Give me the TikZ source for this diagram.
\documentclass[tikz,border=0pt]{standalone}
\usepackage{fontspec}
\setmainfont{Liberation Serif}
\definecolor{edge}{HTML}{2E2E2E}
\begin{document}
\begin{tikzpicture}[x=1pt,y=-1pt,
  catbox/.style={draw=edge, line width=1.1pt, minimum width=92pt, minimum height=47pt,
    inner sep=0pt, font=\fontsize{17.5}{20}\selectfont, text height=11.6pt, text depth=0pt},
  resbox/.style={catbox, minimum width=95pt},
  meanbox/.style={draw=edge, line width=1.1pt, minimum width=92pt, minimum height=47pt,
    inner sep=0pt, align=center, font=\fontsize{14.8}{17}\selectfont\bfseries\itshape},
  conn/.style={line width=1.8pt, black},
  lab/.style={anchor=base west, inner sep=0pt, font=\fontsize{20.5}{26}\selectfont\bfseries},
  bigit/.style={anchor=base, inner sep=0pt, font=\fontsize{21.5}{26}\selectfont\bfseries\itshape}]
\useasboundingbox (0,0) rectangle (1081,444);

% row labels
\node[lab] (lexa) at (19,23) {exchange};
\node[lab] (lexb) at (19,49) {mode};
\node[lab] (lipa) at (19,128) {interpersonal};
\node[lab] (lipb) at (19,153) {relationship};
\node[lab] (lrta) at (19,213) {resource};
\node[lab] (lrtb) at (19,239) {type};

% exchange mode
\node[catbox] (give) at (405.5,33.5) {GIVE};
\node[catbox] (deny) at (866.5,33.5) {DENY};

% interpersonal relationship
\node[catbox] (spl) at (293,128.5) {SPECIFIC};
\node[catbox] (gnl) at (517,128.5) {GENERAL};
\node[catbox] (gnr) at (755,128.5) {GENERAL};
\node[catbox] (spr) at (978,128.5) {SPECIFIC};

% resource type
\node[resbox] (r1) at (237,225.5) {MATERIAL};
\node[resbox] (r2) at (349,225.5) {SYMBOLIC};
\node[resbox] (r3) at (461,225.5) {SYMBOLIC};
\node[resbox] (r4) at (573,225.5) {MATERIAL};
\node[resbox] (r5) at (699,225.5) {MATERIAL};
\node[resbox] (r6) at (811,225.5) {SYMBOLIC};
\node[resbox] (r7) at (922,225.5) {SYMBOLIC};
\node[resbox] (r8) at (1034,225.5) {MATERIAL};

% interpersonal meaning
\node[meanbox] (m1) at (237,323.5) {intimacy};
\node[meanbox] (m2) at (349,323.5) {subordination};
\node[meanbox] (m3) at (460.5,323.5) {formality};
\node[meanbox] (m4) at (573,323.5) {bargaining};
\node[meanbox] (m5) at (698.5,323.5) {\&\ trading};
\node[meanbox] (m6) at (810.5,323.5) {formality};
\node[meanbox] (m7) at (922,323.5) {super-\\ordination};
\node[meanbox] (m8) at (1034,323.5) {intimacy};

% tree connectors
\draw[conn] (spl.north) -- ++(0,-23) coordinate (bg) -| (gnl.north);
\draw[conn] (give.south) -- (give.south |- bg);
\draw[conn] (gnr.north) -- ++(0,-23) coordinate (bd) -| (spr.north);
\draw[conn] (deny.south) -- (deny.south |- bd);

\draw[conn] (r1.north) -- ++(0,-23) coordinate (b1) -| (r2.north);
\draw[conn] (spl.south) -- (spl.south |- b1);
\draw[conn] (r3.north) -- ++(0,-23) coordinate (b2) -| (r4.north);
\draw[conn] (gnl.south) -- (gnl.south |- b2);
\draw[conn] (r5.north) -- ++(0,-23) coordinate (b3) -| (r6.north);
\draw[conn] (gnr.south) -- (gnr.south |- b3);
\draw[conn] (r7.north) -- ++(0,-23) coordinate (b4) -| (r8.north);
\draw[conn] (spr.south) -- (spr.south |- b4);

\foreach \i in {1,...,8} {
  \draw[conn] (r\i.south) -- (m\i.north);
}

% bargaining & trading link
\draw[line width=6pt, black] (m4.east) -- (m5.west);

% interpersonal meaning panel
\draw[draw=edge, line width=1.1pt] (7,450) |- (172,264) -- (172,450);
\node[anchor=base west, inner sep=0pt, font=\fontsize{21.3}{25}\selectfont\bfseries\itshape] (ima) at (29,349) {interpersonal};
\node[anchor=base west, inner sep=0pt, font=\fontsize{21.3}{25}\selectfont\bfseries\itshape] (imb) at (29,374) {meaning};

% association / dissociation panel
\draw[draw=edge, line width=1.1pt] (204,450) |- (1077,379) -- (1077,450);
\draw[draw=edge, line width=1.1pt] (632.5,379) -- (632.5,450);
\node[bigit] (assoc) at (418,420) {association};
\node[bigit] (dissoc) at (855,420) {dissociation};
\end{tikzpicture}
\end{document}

---

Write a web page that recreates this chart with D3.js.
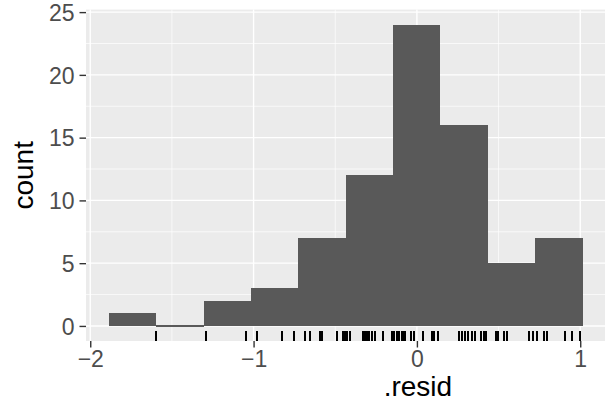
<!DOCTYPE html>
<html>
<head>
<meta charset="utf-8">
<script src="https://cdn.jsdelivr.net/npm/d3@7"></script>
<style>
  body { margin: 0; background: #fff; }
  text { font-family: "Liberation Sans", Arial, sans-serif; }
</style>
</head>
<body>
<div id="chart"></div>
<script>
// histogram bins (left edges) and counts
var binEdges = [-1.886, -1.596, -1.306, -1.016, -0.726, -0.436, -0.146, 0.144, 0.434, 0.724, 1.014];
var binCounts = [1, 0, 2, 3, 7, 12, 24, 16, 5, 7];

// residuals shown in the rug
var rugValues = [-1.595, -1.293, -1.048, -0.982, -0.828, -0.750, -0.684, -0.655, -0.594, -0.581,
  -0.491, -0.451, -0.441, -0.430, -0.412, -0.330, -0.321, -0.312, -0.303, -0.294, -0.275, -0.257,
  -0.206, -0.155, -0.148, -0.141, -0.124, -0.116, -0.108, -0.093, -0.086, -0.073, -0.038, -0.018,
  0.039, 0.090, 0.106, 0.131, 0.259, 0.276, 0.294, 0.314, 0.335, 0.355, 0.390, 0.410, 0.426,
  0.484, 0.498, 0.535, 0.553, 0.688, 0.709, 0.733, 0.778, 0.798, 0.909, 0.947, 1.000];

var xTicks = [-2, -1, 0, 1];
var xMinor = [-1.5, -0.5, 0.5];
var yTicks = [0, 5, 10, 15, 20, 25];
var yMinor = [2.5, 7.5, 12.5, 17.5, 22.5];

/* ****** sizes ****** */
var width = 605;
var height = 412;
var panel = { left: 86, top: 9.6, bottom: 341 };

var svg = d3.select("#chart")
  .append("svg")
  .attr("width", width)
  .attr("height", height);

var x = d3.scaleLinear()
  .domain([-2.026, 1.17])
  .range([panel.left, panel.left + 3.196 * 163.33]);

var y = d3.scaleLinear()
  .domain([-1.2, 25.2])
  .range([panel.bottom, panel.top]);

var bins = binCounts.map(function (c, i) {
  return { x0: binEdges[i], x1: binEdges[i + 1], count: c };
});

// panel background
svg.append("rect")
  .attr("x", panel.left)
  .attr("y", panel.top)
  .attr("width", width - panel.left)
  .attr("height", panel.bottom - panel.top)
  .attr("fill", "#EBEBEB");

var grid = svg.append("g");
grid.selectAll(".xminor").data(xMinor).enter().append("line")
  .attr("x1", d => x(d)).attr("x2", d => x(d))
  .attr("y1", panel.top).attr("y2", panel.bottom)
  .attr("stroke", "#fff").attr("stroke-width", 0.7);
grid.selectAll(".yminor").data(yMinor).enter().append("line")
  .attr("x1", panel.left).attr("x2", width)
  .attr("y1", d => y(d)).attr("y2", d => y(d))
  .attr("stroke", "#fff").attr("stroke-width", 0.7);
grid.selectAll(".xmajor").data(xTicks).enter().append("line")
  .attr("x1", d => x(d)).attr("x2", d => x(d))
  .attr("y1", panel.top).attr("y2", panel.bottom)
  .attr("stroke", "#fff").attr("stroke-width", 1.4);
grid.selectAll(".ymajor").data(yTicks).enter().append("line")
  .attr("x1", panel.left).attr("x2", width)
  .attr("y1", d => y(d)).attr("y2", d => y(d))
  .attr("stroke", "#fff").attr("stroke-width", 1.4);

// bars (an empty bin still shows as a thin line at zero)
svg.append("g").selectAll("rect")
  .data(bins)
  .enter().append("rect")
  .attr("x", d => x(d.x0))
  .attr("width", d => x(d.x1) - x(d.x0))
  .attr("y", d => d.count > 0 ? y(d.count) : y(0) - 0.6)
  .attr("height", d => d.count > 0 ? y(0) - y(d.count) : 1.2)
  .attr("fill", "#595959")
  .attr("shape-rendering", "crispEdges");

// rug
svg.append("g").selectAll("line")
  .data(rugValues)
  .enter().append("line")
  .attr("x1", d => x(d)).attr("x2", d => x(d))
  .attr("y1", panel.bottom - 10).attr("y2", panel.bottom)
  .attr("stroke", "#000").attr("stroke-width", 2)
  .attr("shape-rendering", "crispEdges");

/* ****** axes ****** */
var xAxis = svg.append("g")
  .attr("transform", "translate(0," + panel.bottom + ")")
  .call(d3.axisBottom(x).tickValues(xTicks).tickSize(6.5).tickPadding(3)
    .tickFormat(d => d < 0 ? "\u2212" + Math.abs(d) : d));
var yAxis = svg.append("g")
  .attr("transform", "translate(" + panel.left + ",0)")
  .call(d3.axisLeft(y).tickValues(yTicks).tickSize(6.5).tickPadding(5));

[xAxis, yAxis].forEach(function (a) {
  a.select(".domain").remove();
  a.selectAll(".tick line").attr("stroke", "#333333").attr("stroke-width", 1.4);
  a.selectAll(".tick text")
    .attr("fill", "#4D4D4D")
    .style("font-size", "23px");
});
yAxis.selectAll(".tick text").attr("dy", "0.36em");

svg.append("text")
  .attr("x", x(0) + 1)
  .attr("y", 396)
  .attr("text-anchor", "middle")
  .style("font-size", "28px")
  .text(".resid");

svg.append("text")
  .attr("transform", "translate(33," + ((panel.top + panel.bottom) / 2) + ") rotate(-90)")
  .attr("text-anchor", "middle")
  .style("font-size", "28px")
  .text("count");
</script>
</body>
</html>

Exercise objective – Check each line above for the word "this" and copy the ones that have it.

Task answer –
Give me the TikZ source for this diagram.
Write a web page that recreates this chart with D3.js.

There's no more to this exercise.